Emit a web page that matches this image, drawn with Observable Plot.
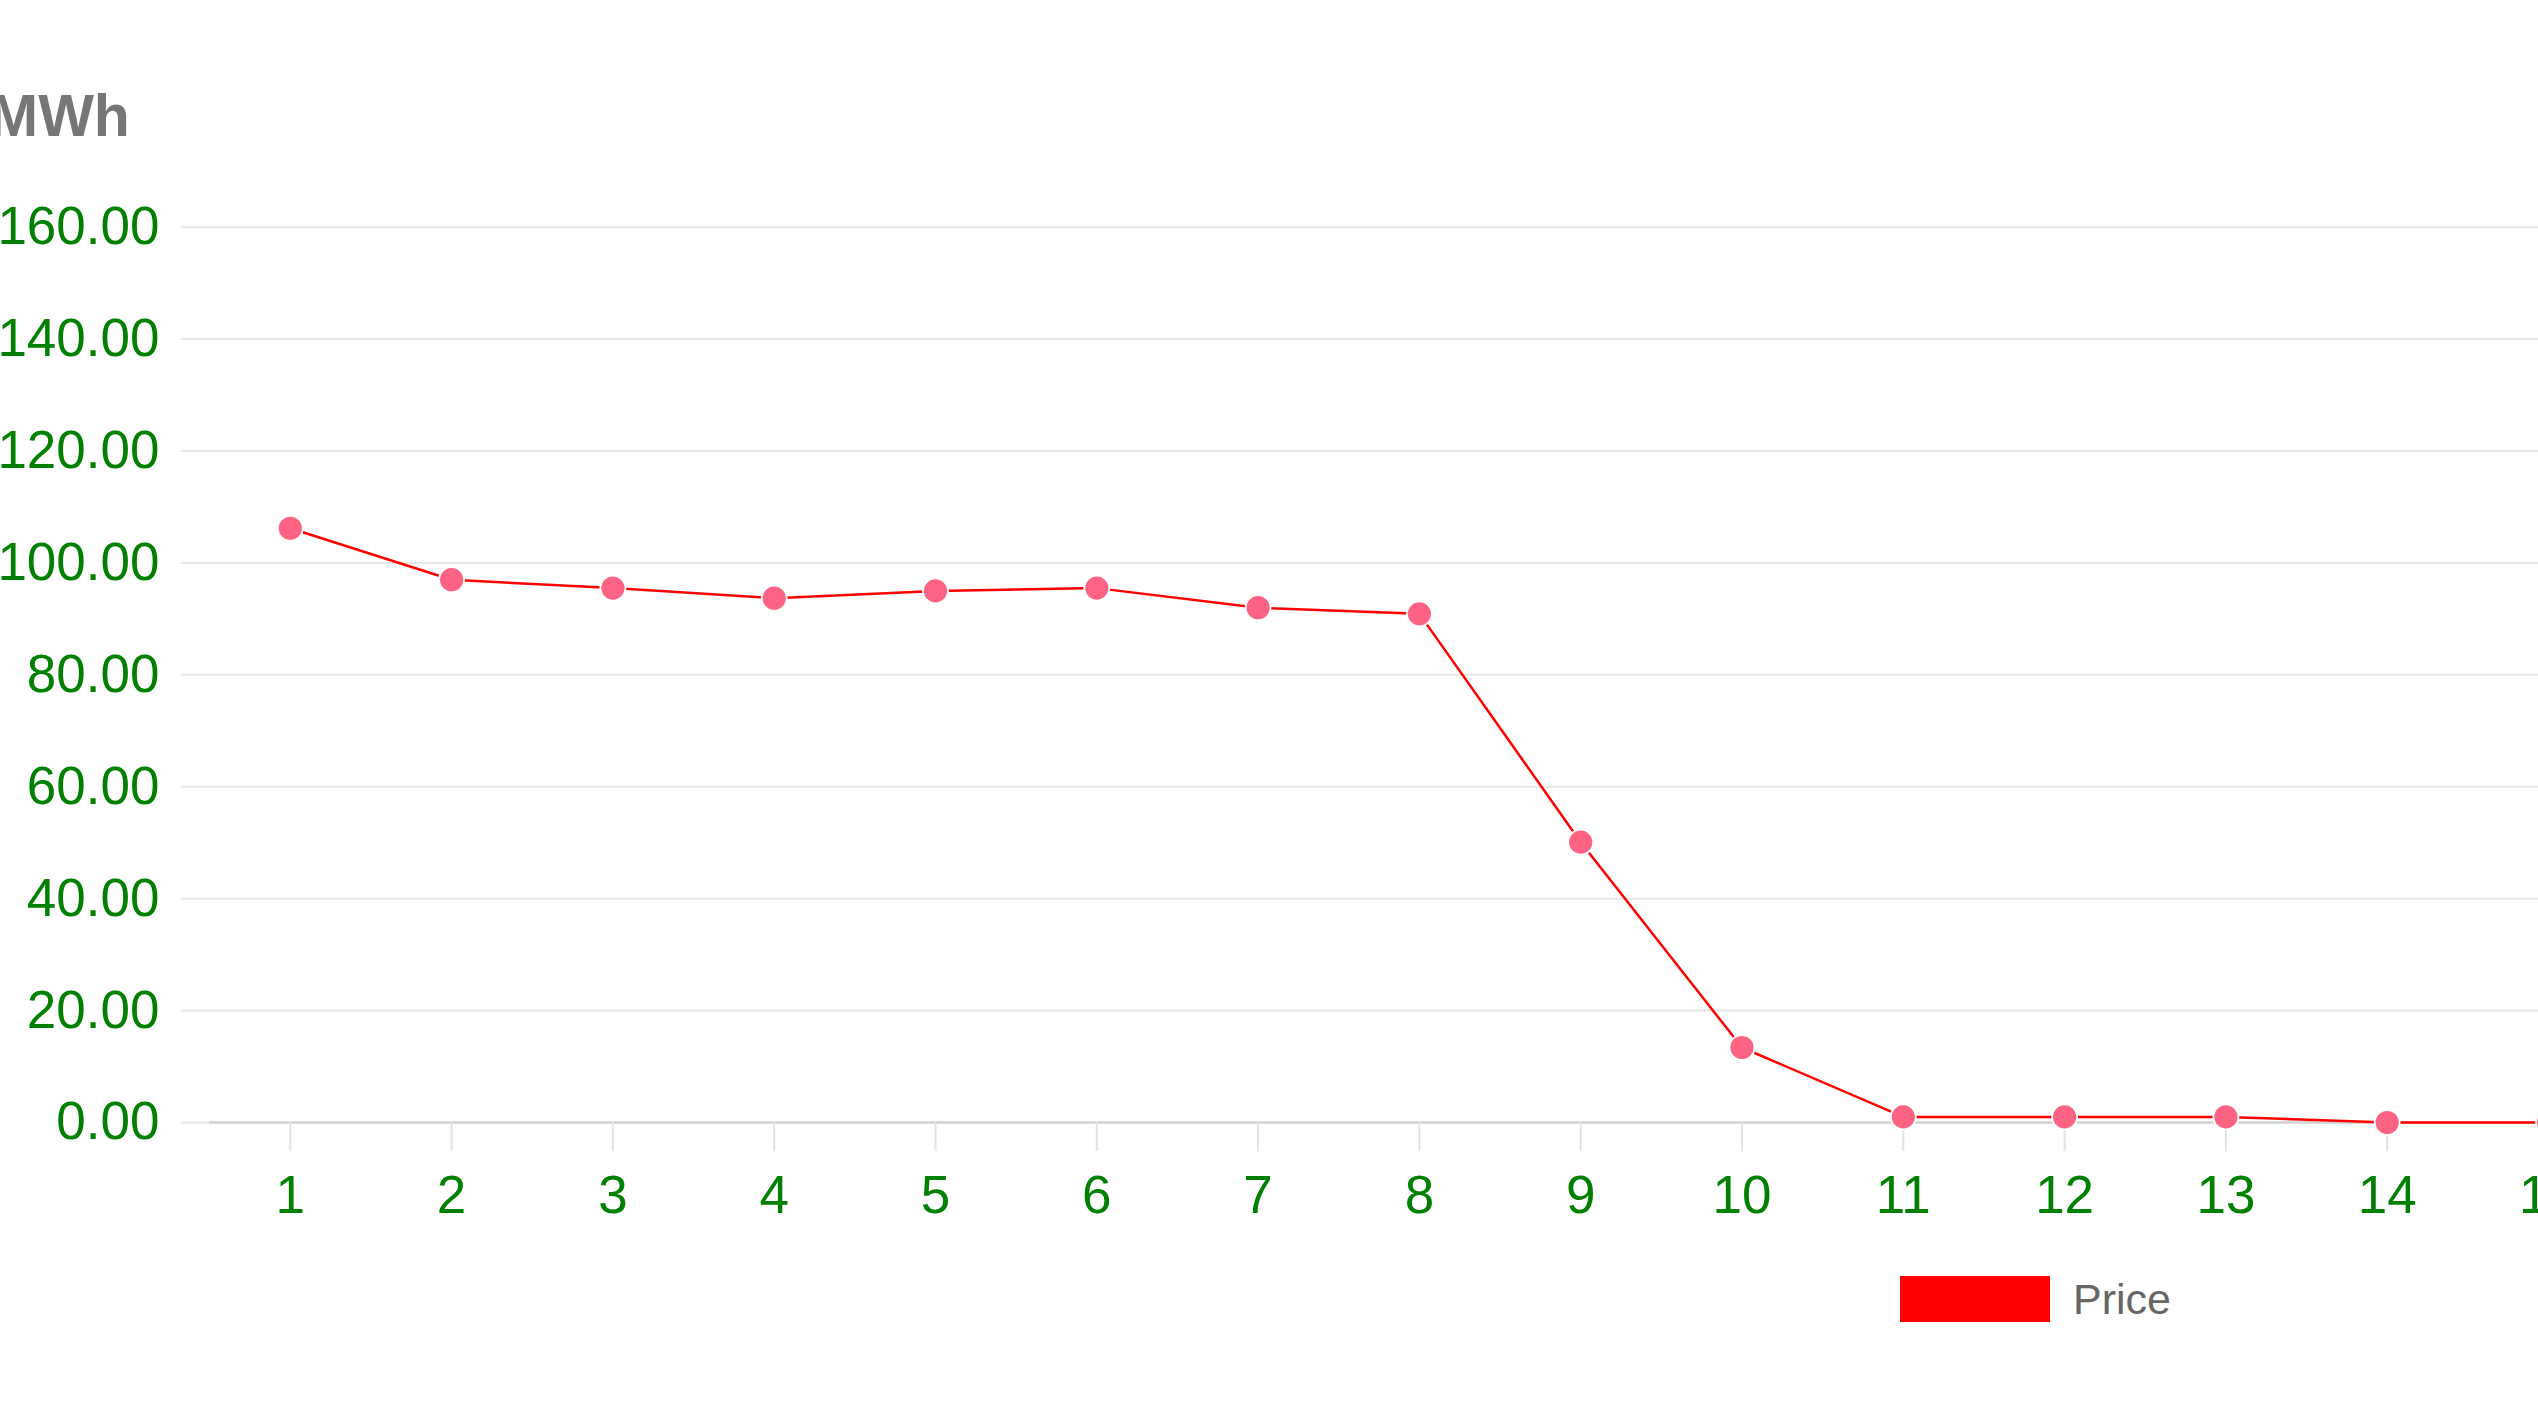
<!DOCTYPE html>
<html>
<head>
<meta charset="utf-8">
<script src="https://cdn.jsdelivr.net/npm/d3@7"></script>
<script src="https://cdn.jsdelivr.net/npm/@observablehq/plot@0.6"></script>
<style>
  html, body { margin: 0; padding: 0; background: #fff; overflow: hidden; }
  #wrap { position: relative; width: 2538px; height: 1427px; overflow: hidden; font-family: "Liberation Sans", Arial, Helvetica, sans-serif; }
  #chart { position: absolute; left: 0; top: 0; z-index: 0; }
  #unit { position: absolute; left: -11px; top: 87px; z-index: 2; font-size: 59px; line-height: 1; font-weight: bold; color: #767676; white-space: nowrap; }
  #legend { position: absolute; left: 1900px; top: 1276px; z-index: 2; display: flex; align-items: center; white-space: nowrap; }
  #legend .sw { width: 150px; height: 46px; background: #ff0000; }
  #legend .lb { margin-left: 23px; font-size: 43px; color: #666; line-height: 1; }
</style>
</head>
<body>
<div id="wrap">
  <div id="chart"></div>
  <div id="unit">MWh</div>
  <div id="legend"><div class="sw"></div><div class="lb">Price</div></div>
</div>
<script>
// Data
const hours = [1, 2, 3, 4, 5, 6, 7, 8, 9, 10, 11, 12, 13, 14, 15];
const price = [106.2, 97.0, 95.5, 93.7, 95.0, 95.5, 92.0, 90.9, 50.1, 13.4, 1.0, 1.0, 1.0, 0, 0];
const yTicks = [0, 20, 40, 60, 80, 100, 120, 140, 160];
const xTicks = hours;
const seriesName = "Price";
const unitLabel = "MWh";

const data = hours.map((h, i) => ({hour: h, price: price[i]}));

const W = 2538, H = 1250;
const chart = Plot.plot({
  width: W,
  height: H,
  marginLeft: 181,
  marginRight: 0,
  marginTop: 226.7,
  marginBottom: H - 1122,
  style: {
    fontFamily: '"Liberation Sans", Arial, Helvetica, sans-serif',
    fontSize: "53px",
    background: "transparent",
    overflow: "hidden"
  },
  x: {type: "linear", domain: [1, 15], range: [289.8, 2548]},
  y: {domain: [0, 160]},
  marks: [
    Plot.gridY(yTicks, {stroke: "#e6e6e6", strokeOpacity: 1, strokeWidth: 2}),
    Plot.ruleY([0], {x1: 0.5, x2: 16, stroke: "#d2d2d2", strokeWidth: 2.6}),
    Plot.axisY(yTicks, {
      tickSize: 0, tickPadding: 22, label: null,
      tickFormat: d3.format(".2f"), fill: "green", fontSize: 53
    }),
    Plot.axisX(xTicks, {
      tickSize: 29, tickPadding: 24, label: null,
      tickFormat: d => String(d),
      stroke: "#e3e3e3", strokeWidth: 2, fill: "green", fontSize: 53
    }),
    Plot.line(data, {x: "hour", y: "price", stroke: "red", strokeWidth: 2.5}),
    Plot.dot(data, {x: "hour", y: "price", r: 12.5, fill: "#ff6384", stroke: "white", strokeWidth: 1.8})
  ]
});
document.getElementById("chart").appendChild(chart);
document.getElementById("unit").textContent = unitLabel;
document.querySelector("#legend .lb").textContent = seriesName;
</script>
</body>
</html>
◆ ◆ ◆ ◆ ◆
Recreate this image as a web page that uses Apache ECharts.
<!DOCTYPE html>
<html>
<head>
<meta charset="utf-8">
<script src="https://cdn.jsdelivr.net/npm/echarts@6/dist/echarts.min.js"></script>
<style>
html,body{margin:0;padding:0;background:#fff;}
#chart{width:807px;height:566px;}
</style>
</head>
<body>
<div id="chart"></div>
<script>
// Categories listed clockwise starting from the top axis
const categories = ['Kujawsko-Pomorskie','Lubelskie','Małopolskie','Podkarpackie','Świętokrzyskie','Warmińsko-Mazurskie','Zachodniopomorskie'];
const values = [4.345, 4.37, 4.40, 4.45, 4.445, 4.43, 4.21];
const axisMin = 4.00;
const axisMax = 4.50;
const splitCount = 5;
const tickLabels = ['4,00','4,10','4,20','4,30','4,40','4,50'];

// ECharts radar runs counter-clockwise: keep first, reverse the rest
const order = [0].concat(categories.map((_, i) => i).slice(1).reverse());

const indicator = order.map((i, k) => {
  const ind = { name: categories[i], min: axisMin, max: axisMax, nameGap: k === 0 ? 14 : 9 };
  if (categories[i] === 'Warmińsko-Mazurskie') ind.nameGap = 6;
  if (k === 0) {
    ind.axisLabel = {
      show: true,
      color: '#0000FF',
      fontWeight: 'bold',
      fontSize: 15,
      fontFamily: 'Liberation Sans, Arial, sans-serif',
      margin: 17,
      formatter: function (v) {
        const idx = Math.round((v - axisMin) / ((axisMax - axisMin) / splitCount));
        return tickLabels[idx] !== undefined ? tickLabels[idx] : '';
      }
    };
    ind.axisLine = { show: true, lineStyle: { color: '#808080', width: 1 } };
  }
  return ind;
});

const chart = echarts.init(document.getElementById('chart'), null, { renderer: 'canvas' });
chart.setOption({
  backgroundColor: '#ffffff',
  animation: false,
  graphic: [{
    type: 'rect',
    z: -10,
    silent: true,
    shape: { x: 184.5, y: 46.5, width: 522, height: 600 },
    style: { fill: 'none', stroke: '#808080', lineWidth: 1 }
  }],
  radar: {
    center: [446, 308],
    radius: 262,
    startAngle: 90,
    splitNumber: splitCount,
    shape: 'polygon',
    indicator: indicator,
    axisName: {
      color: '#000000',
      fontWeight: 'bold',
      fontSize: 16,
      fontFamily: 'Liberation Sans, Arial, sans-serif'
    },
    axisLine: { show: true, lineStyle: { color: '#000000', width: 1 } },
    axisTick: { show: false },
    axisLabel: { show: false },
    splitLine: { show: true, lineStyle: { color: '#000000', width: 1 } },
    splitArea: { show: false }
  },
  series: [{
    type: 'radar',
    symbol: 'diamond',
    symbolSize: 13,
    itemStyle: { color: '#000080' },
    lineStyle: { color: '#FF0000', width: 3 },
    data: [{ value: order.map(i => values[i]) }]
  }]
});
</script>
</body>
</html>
◆ ◆ ◆ ◆ ◆
• _Given exercise_: Keep to the lines between the line with "Emit a web page" and the line with "const data = hours.map((h, i)", inclusive, and transcribe them without pictures.

• _Exercise output_:
Emit a web page that matches this image, drawn with Observable Plot.
<!DOCTYPE html>
<html>
<head>
<meta charset="utf-8">
<script src="https://cdn.jsdelivr.net/npm/d3@7"></script>
<script src="https://cdn.jsdelivr.net/npm/@observablehq/plot@0.6"></script>
<style>
  html, body { margin: 0; padding: 0; background: #fff; overflow: hidden; }
  #wrap { position: relative; width: 2538px; height: 1427px; overflow: hidden; font-family: "Liberation Sans", Arial, Helvetica, sans-serif; }
  #chart { position: absolute; left: 0; top: 0; z-index: 0; }
  #unit { position: absolute; left: -11px; top: 87px; z-index: 2; font-size: 59px; line-height: 1; font-weight: bold; color: #767676; white-space: nowrap; }
  #legend { position: absolute; left: 1900px; top: 1276px; z-index: 2; display: flex; align-items: center; white-space: nowrap; }
  #legend .sw { width: 150px; height: 46px; background: #ff0000; }
  #legend .lb { margin-left: 23px; font-size: 43px; color: #666; line-height: 1; }
</style>
</head>
<body>
<div id="wrap">
  <div id="chart"></div>
  <div id="unit">MWh</div>
  <div id="legend"><div class="sw"></div><div class="lb">Price</div></div>
</div>
<script>
// Data
const hours = [1, 2, 3, 4, 5, 6, 7, 8, 9, 10, 11, 12, 13, 14, 15];
const price = [106.2, 97.0, 95.5, 93.7, 95.0, 95.5, 92.0, 90.9, 50.1, 13.4, 1.0, 1.0, 1.0, 0, 0];
const yTicks = [0, 20, 40, 60, 80, 100, 120, 140, 160];
const xTicks = hours;
const seriesName = "Price";
const unitLabel = "MWh";

const data = hours.map((h, i) => ({hour: h, price: price[i]}));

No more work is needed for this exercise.